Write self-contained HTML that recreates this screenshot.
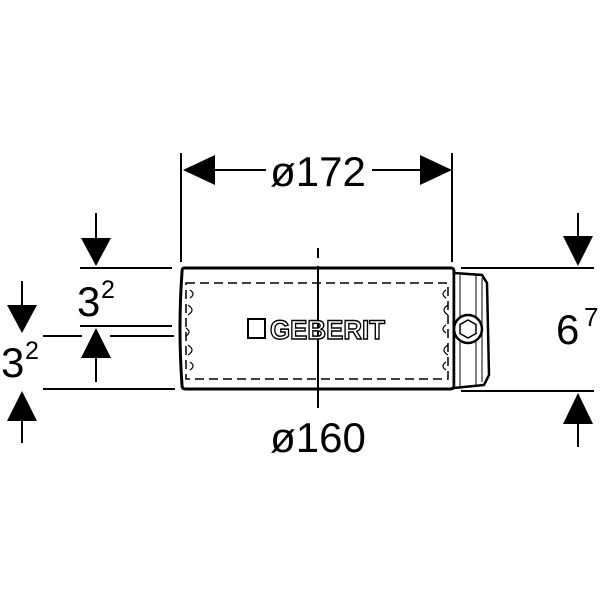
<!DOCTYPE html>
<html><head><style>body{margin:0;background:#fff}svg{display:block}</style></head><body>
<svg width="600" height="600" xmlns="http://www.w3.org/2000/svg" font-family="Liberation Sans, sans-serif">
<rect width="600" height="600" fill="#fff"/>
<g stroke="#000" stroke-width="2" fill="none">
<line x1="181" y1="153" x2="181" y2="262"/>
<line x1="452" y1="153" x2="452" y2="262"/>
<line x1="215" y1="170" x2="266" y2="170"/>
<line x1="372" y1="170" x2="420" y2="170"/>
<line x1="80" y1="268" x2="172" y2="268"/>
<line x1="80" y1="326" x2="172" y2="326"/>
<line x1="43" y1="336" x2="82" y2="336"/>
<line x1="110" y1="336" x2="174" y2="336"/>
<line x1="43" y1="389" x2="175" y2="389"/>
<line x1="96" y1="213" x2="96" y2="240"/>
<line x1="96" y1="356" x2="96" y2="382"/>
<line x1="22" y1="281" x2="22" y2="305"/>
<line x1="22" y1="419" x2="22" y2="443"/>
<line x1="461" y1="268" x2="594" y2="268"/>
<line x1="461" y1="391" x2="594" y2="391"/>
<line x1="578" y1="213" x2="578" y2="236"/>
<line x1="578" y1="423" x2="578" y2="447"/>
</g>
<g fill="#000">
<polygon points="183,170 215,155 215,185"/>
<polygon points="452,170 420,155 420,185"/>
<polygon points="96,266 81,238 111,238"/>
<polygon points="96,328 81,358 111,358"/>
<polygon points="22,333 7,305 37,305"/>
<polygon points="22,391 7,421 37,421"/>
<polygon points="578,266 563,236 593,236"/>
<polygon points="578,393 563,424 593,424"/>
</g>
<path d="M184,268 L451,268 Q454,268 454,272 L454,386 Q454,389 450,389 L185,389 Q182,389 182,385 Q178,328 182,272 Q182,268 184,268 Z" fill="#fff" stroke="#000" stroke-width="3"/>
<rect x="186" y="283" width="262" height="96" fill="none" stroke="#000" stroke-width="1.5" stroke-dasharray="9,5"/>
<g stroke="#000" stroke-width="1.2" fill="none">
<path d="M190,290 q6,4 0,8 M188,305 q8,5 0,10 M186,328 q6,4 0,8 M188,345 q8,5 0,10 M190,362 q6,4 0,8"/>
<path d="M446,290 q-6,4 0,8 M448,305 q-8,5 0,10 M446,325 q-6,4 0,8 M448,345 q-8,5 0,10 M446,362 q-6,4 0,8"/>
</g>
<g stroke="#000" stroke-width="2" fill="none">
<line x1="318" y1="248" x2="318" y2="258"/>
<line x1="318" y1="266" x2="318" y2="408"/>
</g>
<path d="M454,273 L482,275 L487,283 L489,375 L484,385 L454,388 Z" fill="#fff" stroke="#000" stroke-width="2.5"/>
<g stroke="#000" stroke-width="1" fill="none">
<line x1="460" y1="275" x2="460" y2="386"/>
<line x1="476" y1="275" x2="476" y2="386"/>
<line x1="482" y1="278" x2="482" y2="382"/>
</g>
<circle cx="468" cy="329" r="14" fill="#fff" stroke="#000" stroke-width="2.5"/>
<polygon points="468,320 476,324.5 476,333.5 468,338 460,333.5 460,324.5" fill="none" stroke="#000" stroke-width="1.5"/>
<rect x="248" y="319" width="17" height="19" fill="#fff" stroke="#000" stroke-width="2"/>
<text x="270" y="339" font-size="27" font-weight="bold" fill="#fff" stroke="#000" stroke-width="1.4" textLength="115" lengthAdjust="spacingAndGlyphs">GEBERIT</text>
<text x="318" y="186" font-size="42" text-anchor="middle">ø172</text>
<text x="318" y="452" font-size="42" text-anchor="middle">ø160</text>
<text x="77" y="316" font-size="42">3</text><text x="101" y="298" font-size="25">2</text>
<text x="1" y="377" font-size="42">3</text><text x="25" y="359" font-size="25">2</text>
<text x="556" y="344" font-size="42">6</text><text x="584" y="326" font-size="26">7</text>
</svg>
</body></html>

+--

▸ **What is required**
Every line above should be returned word for word, with the pictures left behind.

▸ **Response to this exercise**
Write self-contained HTML that recreates this screenshot.
<!DOCTYPE html>
<html><head><style>body{margin:0;background:#fff}svg{display:block}</style></head><body>
<svg width="600" height="600" xmlns="http://www.w3.org/2000/svg" font-family="Liberation Sans, sans-serif">
<rect width="600" height="600" fill="#fff"/>
<g stroke="#000" stroke-width="2" fill="none">
<line x1="181" y1="153" x2="181" y2="262"/>
<line x1="452" y1="153" x2="452" y2="262"/>
<line x1="215" y1="170" x2="266" y2="170"/>
<line x1="372" y1="170" x2="420" y2="170"/>
<line x1="80" y1="268" x2="172" y2="268"/>
<line x1="80" y1="326" x2="172" y2="326"/>
<line x1="43" y1="336" x2="82" y2="336"/>
<line x1="110" y1="336" x2="174" y2="336"/>
<line x1="43" y1="389" x2="175" y2="389"/>
<line x1="96" y1="213" x2="96" y2="240"/>
<line x1="96" y1="356" x2="96" y2="382"/>
<line x1="22" y1="281" x2="22" y2="305"/>
<line x1="22" y1="419" x2="22" y2="443"/>
<line x1="461" y1="268" x2="594" y2="268"/>
<line x1="461" y1="391" x2="594" y2="391"/>
<line x1="578" y1="213" x2="578" y2="236"/>
<line x1="578" y1="423" x2="578" y2="447"/>
</g>
<g fill="#000">
<polygon points="183,170 215,155 215,185"/>
<polygon points="452,170 420,155 420,185"/>
<polygon points="96,266 81,238 111,238"/>
<polygon points="96,328 81,358 111,358"/>
<polygon points="22,333 7,305 37,305"/>
<polygon points="22,391 7,421 37,421"/>
<polygon points="578,266 563,236 593,236"/>
<polygon points="578,393 563,424 593,424"/>
</g>
<path d="M184,268 L451,268 Q454,268 454,272 L454,386 Q454,389 450,389 L185,389 Q182,389 182,385 Q178,328 182,272 Q182,268 184,268 Z" fill="#fff" stroke="#000" stroke-width="3"/>
<rect x="186" y="283" width="262" height="96" fill="none" stroke="#000" stroke-width="1.5" stroke-dasharray="9,5"/>
<g stroke="#000" stroke-width="1.2" fill="none">
<path d="M190,290 q6,4 0,8 M188,305 q8,5 0,10 M186,328 q6,4 0,8 M188,345 q8,5 0,10 M190,362 q6,4 0,8"/>
<path d="M446,290 q-6,4 0,8 M448,305 q-8,5 0,10 M446,325 q-6,4 0,8 M448,345 q-8,5 0,10 M446,362 q-6,4 0,8"/>
</g>
<g stroke="#000" stroke-width="2" fill="none">
<line x1="318" y1="248" x2="318" y2="258"/>
<line x1="318" y1="266" x2="318" y2="408"/>
</g>
<path d="M454,273 L482,275 L487,283 L489,375 L484,385 L454,388 Z" fill="#fff" stroke="#000" stroke-width="2.5"/>
<g stroke="#000" stroke-width="1" fill="none">
<line x1="460" y1="275" x2="460" y2="386"/>
<line x1="476" y1="275" x2="476" y2="386"/>
<line x1="482" y1="278" x2="482" y2="382"/>
</g>
<circle cx="468" cy="329" r="14" fill="#fff" stroke="#000" stroke-width="2.5"/>
<polygon points="468,320 476,324.5 476,333.5 468,338 460,333.5 460,324.5" fill="none" stroke="#000" stroke-width="1.5"/>
<rect x="248" y="319" width="17" height="19" fill="#fff" stroke="#000" stroke-width="2"/>
<text x="270" y="339" font-size="27" font-weight="bold" fill="#fff" stroke="#000" stroke-width="1.4" textLength="115" lengthAdjust="spacingAndGlyphs">GEBERIT</text>
<text x="318" y="186" font-size="42" text-anchor="middle">ø172</text>
<text x="318" y="452" font-size="42" text-anchor="middle">ø160</text>
<text x="77" y="316" font-size="42">3</text><text x="101" y="298" font-size="25">2</text>
<text x="1" y="377" font-size="42">3</text><text x="25" y="359" font-size="25">2</text>
<text x="556" y="344" font-size="42">6</text><text x="584" y="326" font-size="26">7</text>
</svg>
</body></html>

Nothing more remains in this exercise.